Syrie. Du « Harem du Sultan » à la cour du président – par Ignace Leverrier

Article  •  Publié sur Souria Houria le 18 novembre 2013

Un événement mondain, dans tous les sens du terme, est venu récemment rappeler que le mur de séparation dont certains redoutent la réalisation à l’intérieur de la Syrie, entre la partie nécessaire à la survie du régime et le reste du pays dont il pourrait se dispenser, est malheureusement déjà une réalité… au moins dans certains esprits. Pendant que dans des banlieues de Damas des dizaines de milliers de Syriens, des femmes et des enfants, mais aussi des hommes n’ayant jamais pris les armes, sontcondamnés à une mort lente faute de nourriture et de soin sur ordre de Bachar al-Assad, quelques autres dépensent sans compter, dans des quartiers chics, à l’occasion de fêtes qui leur permettent de se retrouver entre eux… ou plus exactement entre elles.

Le sultan du Harem

Organisée par la famille al-Dabbas, une fête a récemment réunie, autour du thème du « Harem du Sultan », des membres féminins de « grandes familles » damascènes. Parmi les jeunes femmes et jeunes filles invitées figuraient des représentantes des familles Haffar, al-Cheykh Ghazal, al-Lahham, al-Tajer, Sinjab, al-Jaafari, Dawoudi… Le rôle de la sultane avait échu à Chadha al-Moallem, fille du ministre des Affaires étrangères Walid al-Moallem. A eux seuls, dessinés et réalisés par les couturiers Elie Saab et Zuhair Murad, réalisés en Europe et transportés en Syrie, les costumes de cette fête tenue à Yafour, la localité la plus huppée de la périphérie de la capitale, auraient coûté la bagatelle de 18 millions de livres syriennes.

Sur les réseaux sociaux, les Syriens ont multiplié les commentaires sarcastiques sur cet événement, inspiré par la série turque « Le Siècle magnifique« . Traduite en arabe et dans de nombreuses autres langues, elle raconte en détail la vie et les amours du grand sultan ottoman Soliman le législateur, que l’Occident qualifie de « magnifique ». Une telle fête ne pouvait intervenir à un meilleur moment, au moins pour une partie de la population syrienne, ravie d’avoir vu le pays échapper aux frappes militaires destinées à sanctionner le recours de Bachar al-Assad aux armes chimiques contre une autre partie, sans doute elle aussi la partie inutile, de sa population.

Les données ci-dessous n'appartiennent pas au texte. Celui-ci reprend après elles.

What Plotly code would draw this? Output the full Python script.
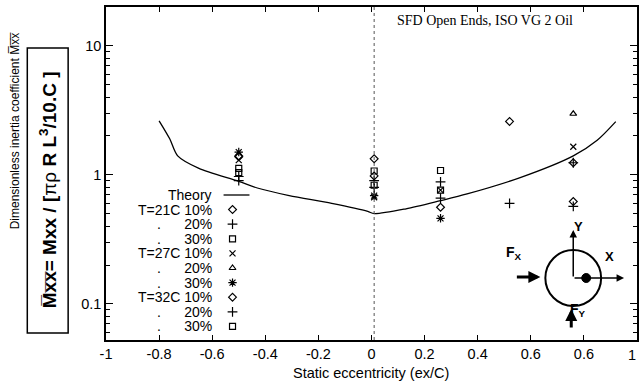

Une partie du buffet destiné au harem du sultan

Certains ont tenu à souligner que les jeunes femmes réunies pour l’occasion ne représentaient pas davantage les « authentiques familles damascènes » que ne représentaient la ville de Daraa ou la région du Hauran le vice-président Farouq al-Chareh, le vice-ministre des Affaires étrangères Faysal Miqdad, le député et secrétaire général de l’Assemblée du Peuple Khaled al-Abboud ou l’analyste politique Ahmed al-Hajj Ali. Selon Samir Matini, journaliste vedette de la chaîne Syria al-Gad, originaire du quartier de Rukneddin, « la plupart des vrais Damascènes ont quitté le pays et ceux qui ne l’ont pu ont trouvé refuge dans leurs fermes, dans les campagnes environnantes. Ceux qui ont choisi de rester sur place ne sont pas des « grandes familles » mais des « familles et des partenaires du pouvoir ». Les vrais Damascènes ne sont guère plus nombreux aujourd’hui à Damas que les peaux-rouges à Washington ».

D’autres ont fait le rapprochement entre cet éphémère « harem du Sultan » et le cercle plus pérenne des jeunes femmes composant la cour du président. Le piratage de la boîte de courrier électronique de Bachar al-Assad, au mois de février 2012, avait révélé que leur présence autour d’al-Batta, le « petit canard » de Hadil al-Ali, et l’influence qu’elles exerçaient sur lui via les conseils qu’elles lui prodiguaient dans tous les domaines, ne tenaient pas, cette fois-ci, à la splendeur et au coût de leur déguisement, mais au contraire à des charmes d’une toute autre nature.

Bachar al-Assad et son fils aîné Hafez

La fête de Yaafour est malheureusement venu remettre dans les mémoires cet épisode peu glorieux pour l’image de bon époux et de bon père de famille, que, à défaut de bon président, Bachar al-Assad s’efforce de cultiver.